Die Dame vor mir hatte inzwischen die sorgsam ausgewählten vier Tomaten aufs Band gelegt. Ich starrte zum Zeitvertreib auf die verbliebenen Lebensmittel in ihren Einkaufswagen. Vollkornspaghetti. Ich überlegte, ob die arme Frau vielleicht ihre gesamte Energie für die Verdauung vollwertiger Produkte aufwenden musste. Fast war ich versucht, ihr bei der Verlagerung des Einkaufs vom Wagen aufs Band kurz zur Hand zu gehen.
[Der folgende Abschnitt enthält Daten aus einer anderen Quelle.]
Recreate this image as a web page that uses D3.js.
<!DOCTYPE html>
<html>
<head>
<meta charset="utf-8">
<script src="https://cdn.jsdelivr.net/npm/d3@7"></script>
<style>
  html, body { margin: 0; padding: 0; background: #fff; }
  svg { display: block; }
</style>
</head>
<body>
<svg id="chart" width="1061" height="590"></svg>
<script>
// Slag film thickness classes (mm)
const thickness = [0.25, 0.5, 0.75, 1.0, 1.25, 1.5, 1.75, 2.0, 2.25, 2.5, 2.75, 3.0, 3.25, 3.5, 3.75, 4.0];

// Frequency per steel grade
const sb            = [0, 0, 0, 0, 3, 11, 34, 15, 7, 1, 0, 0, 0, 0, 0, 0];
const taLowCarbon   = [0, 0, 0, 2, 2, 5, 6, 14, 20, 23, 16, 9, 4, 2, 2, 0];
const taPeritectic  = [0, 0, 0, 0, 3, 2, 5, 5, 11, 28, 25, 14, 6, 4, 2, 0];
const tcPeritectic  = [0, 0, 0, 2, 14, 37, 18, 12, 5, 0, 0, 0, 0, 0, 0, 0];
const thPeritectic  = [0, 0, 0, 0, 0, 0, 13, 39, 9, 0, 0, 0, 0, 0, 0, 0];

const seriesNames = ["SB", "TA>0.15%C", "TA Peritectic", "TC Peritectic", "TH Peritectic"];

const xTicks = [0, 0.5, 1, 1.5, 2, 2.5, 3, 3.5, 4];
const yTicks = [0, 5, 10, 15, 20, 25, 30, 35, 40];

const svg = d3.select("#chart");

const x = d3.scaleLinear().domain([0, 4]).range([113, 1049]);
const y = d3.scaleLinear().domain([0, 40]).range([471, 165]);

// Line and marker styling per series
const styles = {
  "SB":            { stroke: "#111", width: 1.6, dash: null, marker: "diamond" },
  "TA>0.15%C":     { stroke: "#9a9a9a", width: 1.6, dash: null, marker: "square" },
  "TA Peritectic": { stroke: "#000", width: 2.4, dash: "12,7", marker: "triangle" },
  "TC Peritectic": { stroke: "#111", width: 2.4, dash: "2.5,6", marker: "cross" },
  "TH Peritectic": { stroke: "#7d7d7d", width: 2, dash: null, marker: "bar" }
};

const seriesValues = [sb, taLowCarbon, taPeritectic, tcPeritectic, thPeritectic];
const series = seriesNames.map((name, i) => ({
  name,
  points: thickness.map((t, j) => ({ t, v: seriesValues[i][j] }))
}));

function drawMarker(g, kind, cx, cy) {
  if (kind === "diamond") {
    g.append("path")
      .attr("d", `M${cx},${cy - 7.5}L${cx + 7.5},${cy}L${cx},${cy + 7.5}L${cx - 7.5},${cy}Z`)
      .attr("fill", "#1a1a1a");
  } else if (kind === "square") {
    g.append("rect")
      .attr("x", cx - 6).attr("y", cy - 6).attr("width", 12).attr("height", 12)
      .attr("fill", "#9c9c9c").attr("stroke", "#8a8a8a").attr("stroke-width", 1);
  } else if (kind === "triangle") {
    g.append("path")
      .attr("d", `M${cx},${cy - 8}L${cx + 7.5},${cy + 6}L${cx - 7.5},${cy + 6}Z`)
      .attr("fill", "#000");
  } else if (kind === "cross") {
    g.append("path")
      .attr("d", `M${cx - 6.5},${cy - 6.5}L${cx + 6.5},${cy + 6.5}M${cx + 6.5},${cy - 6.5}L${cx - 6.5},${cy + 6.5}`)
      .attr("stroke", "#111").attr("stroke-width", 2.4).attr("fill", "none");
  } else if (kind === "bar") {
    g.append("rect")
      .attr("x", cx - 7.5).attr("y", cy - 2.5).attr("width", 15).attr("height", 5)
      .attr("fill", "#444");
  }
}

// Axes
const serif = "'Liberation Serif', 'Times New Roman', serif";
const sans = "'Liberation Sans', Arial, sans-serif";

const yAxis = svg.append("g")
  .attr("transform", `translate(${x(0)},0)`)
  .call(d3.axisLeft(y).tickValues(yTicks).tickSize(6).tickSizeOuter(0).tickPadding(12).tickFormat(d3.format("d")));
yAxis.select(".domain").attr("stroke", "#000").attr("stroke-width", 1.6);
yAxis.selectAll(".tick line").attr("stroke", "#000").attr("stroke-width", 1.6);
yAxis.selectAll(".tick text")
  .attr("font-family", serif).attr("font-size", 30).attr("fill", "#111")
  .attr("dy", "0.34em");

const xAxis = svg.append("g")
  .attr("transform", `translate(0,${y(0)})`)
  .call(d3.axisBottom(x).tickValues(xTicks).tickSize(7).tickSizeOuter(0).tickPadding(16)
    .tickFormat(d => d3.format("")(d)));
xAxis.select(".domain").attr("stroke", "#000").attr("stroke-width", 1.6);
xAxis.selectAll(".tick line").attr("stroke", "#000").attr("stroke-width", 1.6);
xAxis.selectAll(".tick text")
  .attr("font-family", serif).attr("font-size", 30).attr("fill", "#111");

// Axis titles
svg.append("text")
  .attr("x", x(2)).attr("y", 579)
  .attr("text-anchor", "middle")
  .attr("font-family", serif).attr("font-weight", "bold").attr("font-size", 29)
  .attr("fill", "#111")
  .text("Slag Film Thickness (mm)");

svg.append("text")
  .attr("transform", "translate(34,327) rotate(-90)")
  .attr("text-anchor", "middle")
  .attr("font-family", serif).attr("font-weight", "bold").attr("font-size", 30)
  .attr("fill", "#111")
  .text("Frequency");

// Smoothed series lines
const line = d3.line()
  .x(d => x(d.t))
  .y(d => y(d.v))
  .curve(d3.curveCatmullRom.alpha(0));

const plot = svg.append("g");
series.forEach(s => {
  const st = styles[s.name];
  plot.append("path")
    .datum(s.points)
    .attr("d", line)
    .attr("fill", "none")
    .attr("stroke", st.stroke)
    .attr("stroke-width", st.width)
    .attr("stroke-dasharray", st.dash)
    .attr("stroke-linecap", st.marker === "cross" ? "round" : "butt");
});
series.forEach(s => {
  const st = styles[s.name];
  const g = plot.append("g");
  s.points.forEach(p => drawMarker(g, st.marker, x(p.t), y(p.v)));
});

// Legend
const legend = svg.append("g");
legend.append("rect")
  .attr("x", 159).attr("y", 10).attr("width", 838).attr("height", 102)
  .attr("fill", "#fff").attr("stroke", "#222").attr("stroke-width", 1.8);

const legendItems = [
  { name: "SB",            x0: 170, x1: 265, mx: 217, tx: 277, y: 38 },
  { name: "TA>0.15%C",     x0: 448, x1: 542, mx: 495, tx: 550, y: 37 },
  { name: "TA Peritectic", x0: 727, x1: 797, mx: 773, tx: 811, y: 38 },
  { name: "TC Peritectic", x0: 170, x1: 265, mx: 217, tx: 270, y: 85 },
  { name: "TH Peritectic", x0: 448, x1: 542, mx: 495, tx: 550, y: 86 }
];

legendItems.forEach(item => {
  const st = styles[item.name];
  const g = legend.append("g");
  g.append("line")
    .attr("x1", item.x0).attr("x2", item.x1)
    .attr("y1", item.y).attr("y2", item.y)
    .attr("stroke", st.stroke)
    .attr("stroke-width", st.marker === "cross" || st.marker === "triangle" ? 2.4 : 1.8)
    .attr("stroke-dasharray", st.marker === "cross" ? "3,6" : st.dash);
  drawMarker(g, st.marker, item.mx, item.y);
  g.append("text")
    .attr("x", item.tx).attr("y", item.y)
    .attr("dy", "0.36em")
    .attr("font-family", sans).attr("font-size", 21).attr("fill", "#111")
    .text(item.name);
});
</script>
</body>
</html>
„Haben Sie die Tomaten nich‘ gewogen?“, fragte die Kassiererin. „Doch, doch, der Aufkleber muss hier irgendwo sein.“ Vorsichtig hob sie jedes Lebensmittel hoch, drehte und wendete es vor ihrem Gesicht. „Mmh. Jetzt kann ich ihn doch auch nicht finden. Warten Sie, ich geh‘ schnell noch mal zur Waage.“ „Schnell?“, dachte ich und musste über so viel Ironie lachen.
Zum Glück war die Dame wieder an der Kasse, als gerade das Paket Jodsalz über den Scanner wanderte. „0,17 €“ quittierte das Display der Kasse den Vorgang mit einem Pieps. „15 Cent!“, richtete die Einkäuferin das Wort vorwurfsvoll an die Kassiererin. „Das ist diese Woche im Angebot!“
Ich holte mein Handy aus der Handtasche, um bis zur Klärung der Preisfrage ein paar Mails zu beantworten.
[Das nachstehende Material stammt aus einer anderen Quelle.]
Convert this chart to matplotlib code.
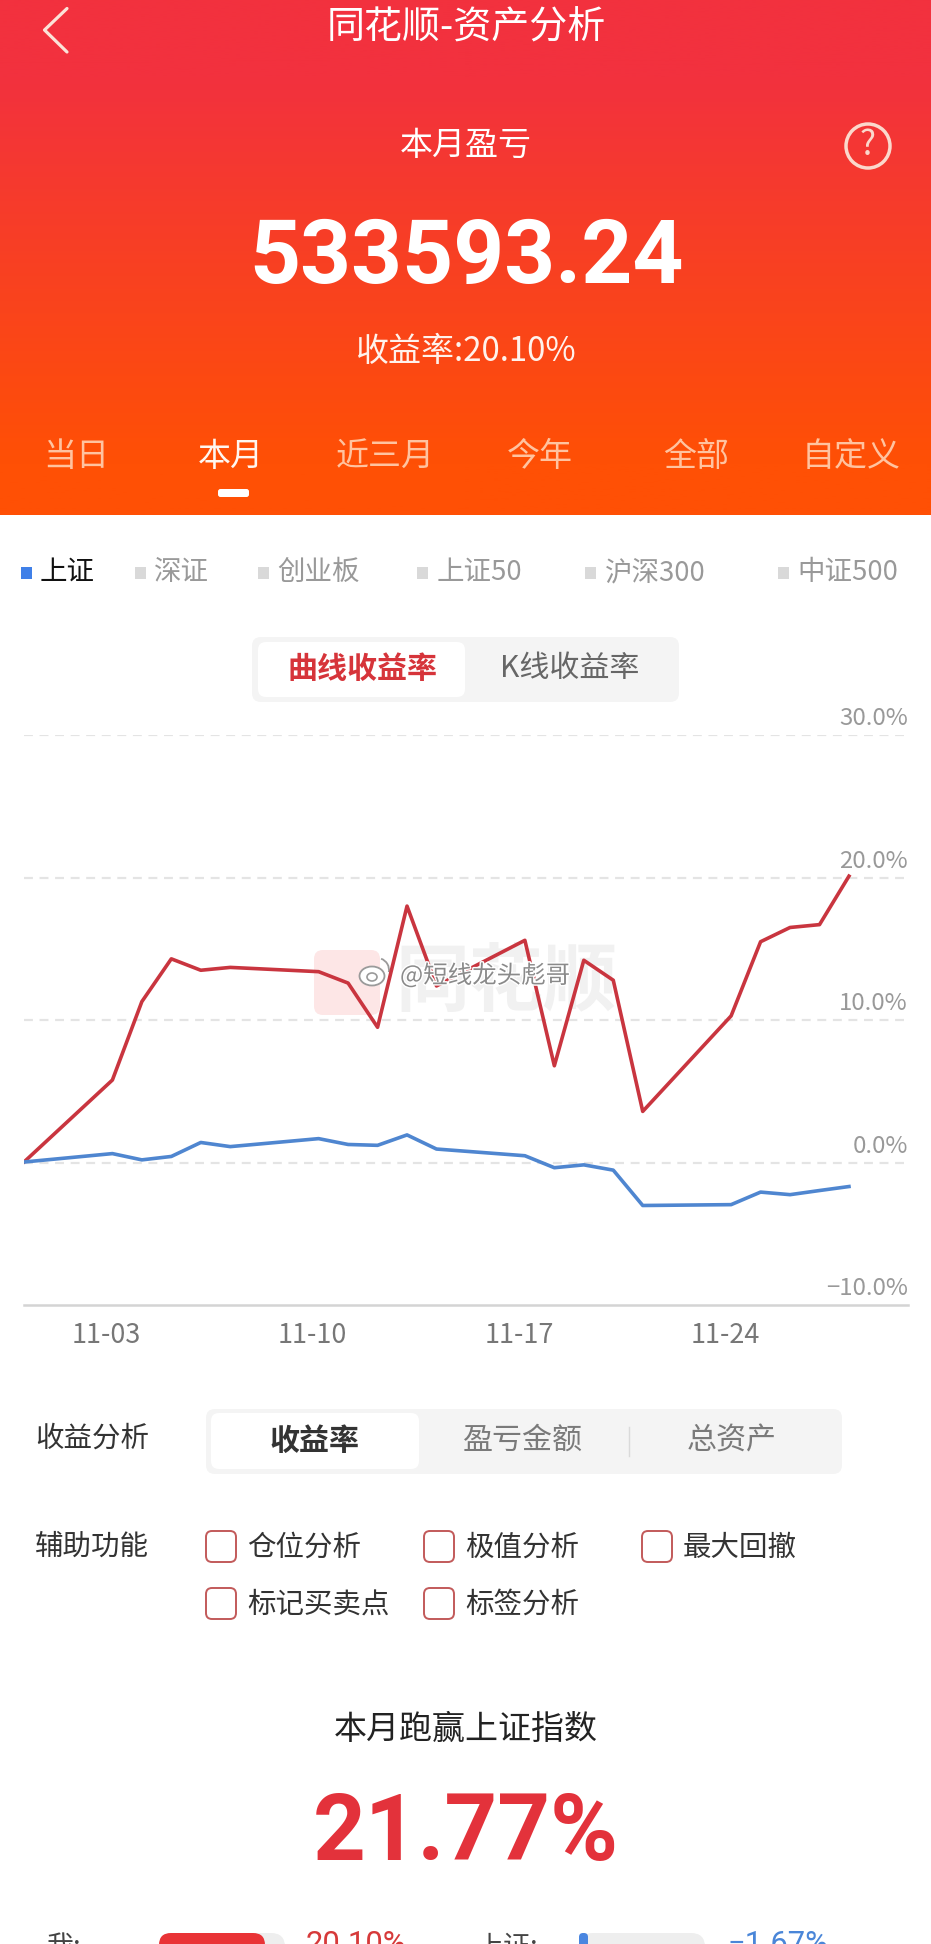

„Das macht dann 27,14€“, vernahm ich nach einiger Zeit und freute mich. „Ach Moment, ich habe hier noch irgendwo einen Leergutbon.“ Mein Lächeln gefror. „Dann sind es noch 22,49€“. Ich nickte und hoffe, damit den Vorgang beschleunigen zu können. „Wie viel?“, fragte die Dame zur Sicherheit nach und starrte auf das Display der Kasse. „Das macht bitte 22,49 €.“, antwortete die Kassiererin und lächelte mild. Die Dame war erkennbar bemüht, das Gehörte mit dem Gelesenen in Einklang zu bringen.
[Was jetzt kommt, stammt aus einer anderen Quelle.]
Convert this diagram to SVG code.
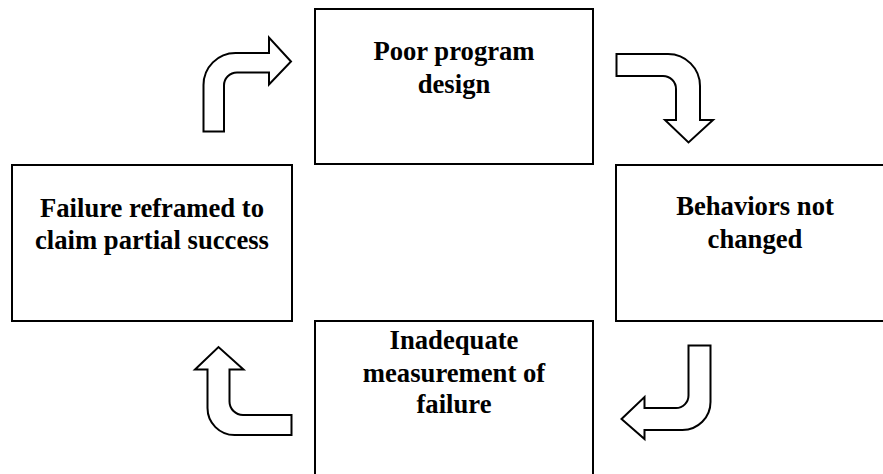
<svg xmlns="http://www.w3.org/2000/svg" width="883" height="474" viewBox="0 0 883 474">
<style>
.box{fill:#fff;stroke:#000;stroke-width:2}
.arr{fill:#fff;stroke:#000;stroke-width:2;stroke-linejoin:miter}
.t{font-family:"Liberation Serif","Times New Roman",serif;font-weight:bold;font-size:26.67px;text-anchor:middle;fill:#000}
</style>
<rect width="883" height="474" fill="#fff"/>
<g id="node-poor-design">
<rect class="box" x="315" y="9" width="278" height="155"/>
<text class="t" x="454" y="60">Poor program</text>
<text class="t" x="454" y="93">design</text>
</g>
<g id="node-behaviors">
<rect class="box" x="616" y="165" width="280" height="156"/>
<text class="t" x="755" y="215">Behaviors not</text>
<text class="t" x="755" y="248">changed</text>
</g>
<g id="node-measurement">
<rect class="box" x="315" y="321" width="278" height="160"/>
<text class="t" x="454" y="349">Inadequate</text>
<text class="t" x="454" y="381.5">measurement of</text>
<text class="t" x="454" y="413">failure</text>
</g>
<g id="node-reframed">
<rect class="box" x="12" y="165" width="280" height="156"/>
<text class="t" x="152" y="217">Failure reframed to</text>
<text class="t" x="152" y="249">claim partial success</text>
</g>
<g id="connectors">
<path class="arr" d="M 203.5 131.5 V 85 A 32 32 0 0 1 235.5 53 H 269 V 37.5 L 291 61.5 L 269 84.5 V 72.5 H 237 A 13 13 0 0 0 224 85.5 V 131.5 Z"/>
<path class="arr" d="M 616.5 54 H 668 A 32 32 0 0 1 700 86 V 120 H 713 L 688.5 142.5 L 665 120 H 676 V 89 A 13 13 0 0 0 663 76 H 616.5 Z"/>
<path class="arr" d="M 688.5 345.5 H 710.5 V 402 A 28 28 0 0 1 682.5 430 H 644.5 V 439 L 621.5 419 L 644.5 397 V 408 H 676 A 12.5 12.5 0 0 0 688.5 395.5 Z"/>
<path class="arr" d="M 291.5 415 H 243 A 13.5 13.5 0 0 1 229.5 401.5 V 369.5 H 243.5 L 218.5 347 L 195 369.5 H 207.5 V 408 A 27 27 0 0 0 234.5 435 H 291.5 Z"/>
</g>
</svg>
„Ach ja.“, seufzte die Dame vor mir und bemerkte, dass es nun an ihr war, den Einkauf gegen Bares auszulösen. Sie begann, in der Handtasche nach dem Portemonnaie zu fahnden. „Wie viel war es noch gleich?“ „22,49“, antworteten die Kassiererin, der Mann mit den sieben Bierkästen und ich einträchtig. Die Dame vor mir hatte inzwischen ihr Portemonnaie gefunden. Es klingelte unheilvoll, als die Einkäuferin den Inhalt des Münzfachs auf die kleine Plexiablage für das Wechselgeld schüttete.